McDonald’s has been criticized for having bad influences on the environment. To provide meat for its food, McDonald’s indirectly causing deforestation in rainforest and greenhouse gas emission. In addition, McDonald’s use too much unnecessary packaging and many of them are non-recyclable and non-renewable. Thus, it can be concluded that the main environmental issues for McDonald’s are global warming and packaging waste generation. McDonald’s itself is aware of these issues and has made several strategies to solve the problem. By stop purchasing soybean in Amazon, improving carbon efficiency and using new farming techniques, McDonald’s could successfully reduce its impact on global warming. However, McDonald’s still cannot guarantee that its meat all come from sustainable recourse. With regard to packaging waste, McDonald’s redesign packaging with sustainable materials and start recycling programs while neglecting the importance of reducing waste generation.
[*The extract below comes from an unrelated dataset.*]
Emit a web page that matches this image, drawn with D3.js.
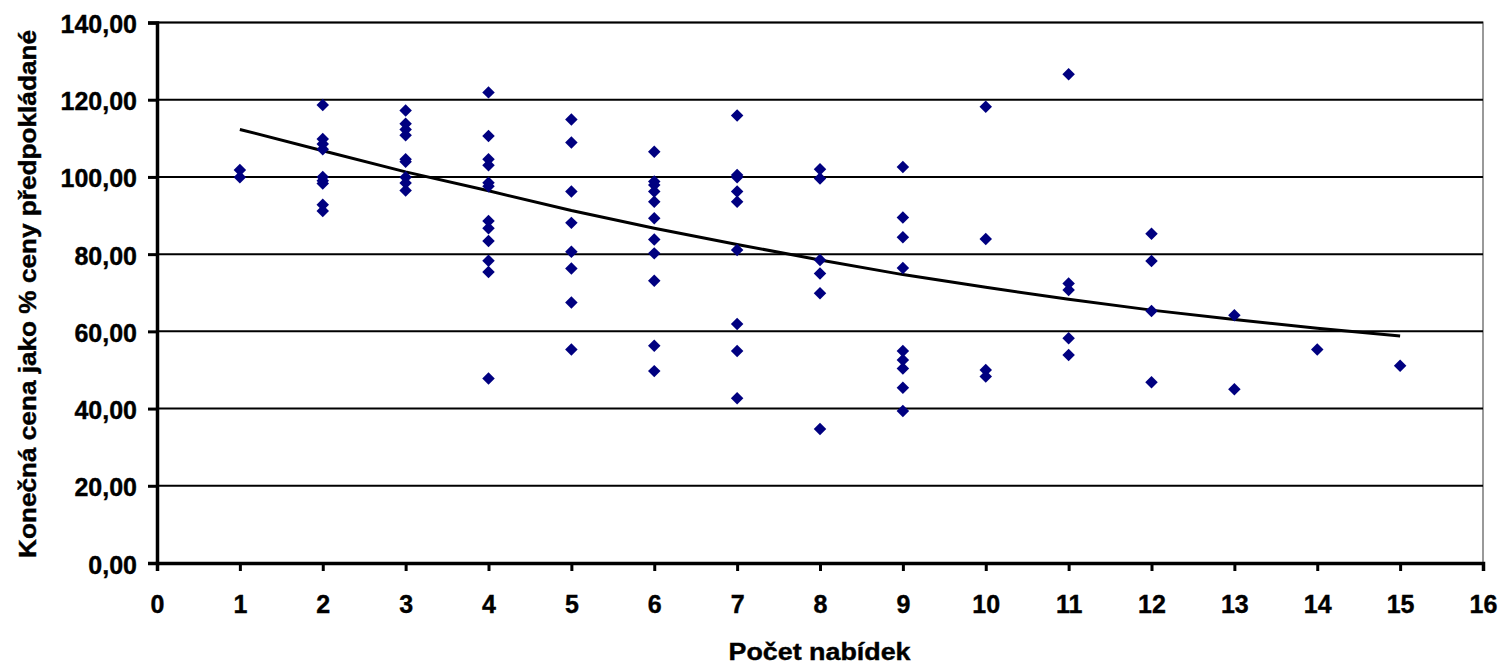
<!DOCTYPE html>
<html>
<head>
<meta charset="utf-8">
<script src="https://cdn.jsdelivr.net/npm/d3@7"></script>
<style>
	body { margin: 0; background: #fff; }
	text { font-family: "Liberation Sans", Arial, sans-serif; font-weight: bold; fill: #000; }
</style>
</head>
<body>
<div id="chart"></div>
<script>
// number of bids per tender (x) and final price as % of expected price (y)
var bidCounts = [1, 2, 3, 4, 5, 6, 7, 8, 9, 10, 11, 12, 13, 14, 15];
var pricesByCount = [
	[101.8, 99.9],
	[118.6, 109.8, 108.5, 107.2, 100.0, 99.0, 98.3, 92.8, 91.2],
	[117.2, 113.8, 112.3, 110.8, 104.6, 103.9, 99.9, 98.4, 96.5],
	[121.9, 110.6, 104.6, 103.0, 98.5, 97.6, 88.6, 86.7, 83.4, 78.3, 75.4, 47.8],
	[114.9, 108.9, 96.2, 88.1, 80.6, 76.3, 67.5, 55.3],
	[106.5, 98.8, 97.9, 96.2, 93.6, 89.3, 83.8, 80.2, 73.1, 56.3, 49.7],
	[115.9, 100.5, 99.9, 96.2, 93.6, 81.1, 61.9, 54.9, 42.7],
	[102.0, 99.6, 78.5, 75.0, 69.9, 34.7],
	[102.6, 89.5, 84.4, 76.4, 54.9, 52.6, 50.4, 45.4, 39.4],
	[118.2, 83.9, 50.0, 48.3],
	[126.6, 72.4, 70.7, 58.2, 53.9],
	[85.3, 78.2, 65.3, 46.8],
	[64.2, 45.0],
	[55.3],
	[51.1]
];
// trend line, one value per bid count
var trendValues = [112.3, 106.8, 101.3, 96.4, 91.3, 86.7, 82.5, 78.5, 74.7, 71.4, 68.3, 65.5, 63.1, 60.8, 58.8];

var xTicks = d3.range(0, 17);
var yTicks = [0, 20, 40, 60, 80, 100, 120, 140];

var width = 1500, height = 666;
var margin = { left: 157, right: 17, top: 22.5, bottom: 103 };

var points = [];
bidCounts.forEach(function(c, i) {
	pricesByCount[i].forEach(function(v) { points.push({ x: c, y: v }); });
});

var x = d3.scaleLinear().domain([0, 16]).range([margin.left, width - margin.right]);
var y = d3.scaleLinear().domain([0, 140]).range([height - margin.bottom, margin.top]);

var svg = d3.select("#chart").append("svg")
	.attr("width", width)
	.attr("height", height);

// plot area border
svg.append("rect")
	.attr("x", x(0))
	.attr("y", y(140))
	.attr("width", x(16) - x(0))
	.attr("height", y(0) - y(140))
	.attr("fill", "none")
	.attr("stroke", "#999")
	.attr("stroke-width", 2);

// gridlines
svg.append("g")
	.selectAll("line")
	.data(yTicks.filter(function(d) { return d > 0; }))
	.enter()
	.append("line")
	.attr("x1", x(0))
	.attr("x2", x(16))
	.attr("y1", function(d) { return y(d); })
	.attr("y2", function(d) { return y(d); })
	.attr("stroke", "#000")
	.attr("stroke-width", 2);

// axes
var yAxis = d3.axisLeft(y)
	.tickValues(yTicks)
	.tickSize(9)
	.tickPadding(11)
	.tickFormat(function(d) { return d3.format(".2f")(d).replace(".", ","); });
var gy = svg.append("g")
	.attr("transform", "translate(" + x(0) + ",0)")
	.call(yAxis);

var xAxis = d3.axisBottom(x)
	.tickValues(xTicks)
	.tickSize(8)
	.tickPadding(25)
	.tickFormat(d3.format("d"));
var gx = svg.append("g")
	.attr("transform", "translate(0," + y(0) + ")")
	.call(xAxis);

[gx, gy].forEach(function(g) {
	g.select(".domain").attr("stroke", "#000").attr("stroke-width", 3.5);
	g.selectAll(".tick line").attr("stroke", "#000").attr("stroke-width", 3);
	g.selectAll(".tick text")
		.attr("font-family", "Liberation Sans, Arial, sans-serif")
		.attr("font-weight", "bold")
		.attr("font-size", 25)
		.attr("fill", "#000")
		.attr("stroke", "#000")
		.attr("stroke-width", 0.4);
});
gy.selectAll(".tick text").attr("dy", "0.4em");
gx.selectAll(".tick text").attr("dy", "0.68em");

// trend line
var line = d3.line()
	.x(function(d, i) { return x(bidCounts[i]); })
	.y(function(d) { return y(d); });
svg.append("path")
	.datum(trendValues)
	.attr("d", line)
	.attr("fill", "none")
	.attr("stroke", "#000")
	.attr("stroke-width", 3);

// scatter points
var diamond = d3.symbol().type(d3.symbolSquare).size(78);
svg.append("g")
	.selectAll("path")
	.data(points)
	.enter()
	.append("path")
	.attr("d", diamond)
	.attr("transform", function(d) { return "translate(" + x(d.x) + "," + y(d.y) + ") rotate(45)"; })
	.attr("fill", "#000080");

// axis titles
svg.append("text")
	.attr("x", (x(0) + x(16)) / 2 - 0.5)
	.attr("y", 660)
	.attr("text-anchor", "middle")
	.attr("font-size", 24)
	.attr("stroke", "#000")
	.attr("stroke-width", 0.4)
	.attr("textLength", 182)
	.attr("lengthAdjust", "spacingAndGlyphs")
	.text("Počet nabídek");

svg.append("text")
	.attr("transform", "translate(36," + 294 + ") rotate(-90)")
	.attr("text-anchor", "middle")
	.attr("font-size", 24)
	.attr("stroke", "#000")
	.attr("stroke-width", 0.4)
	.attr("textLength", 528)
	.attr("lengthAdjust", "spacingAndGlyphs")
	.text("Konečná cena jako % ceny předpokládané");
</script>
</body>
</html>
To better tackle with these issues, it is recommended that McDonald’s draw up a code of conduct for its supplier selection to work with farms and ranches that is not harming the forest. Furthermore, McDonald’s should monitor and support supplier to reduce impacts on carbon and methane emission. Practices including carbon sequestration, changing cattle’s diet and agroforestry may be useful. It is also important for McDonald’s to use reusable container and promote customers to bring their own containers by offering them discount to reduce packaging consumption. By doing so, McDonald’s could lower its negative effects on global warming and packaging waste.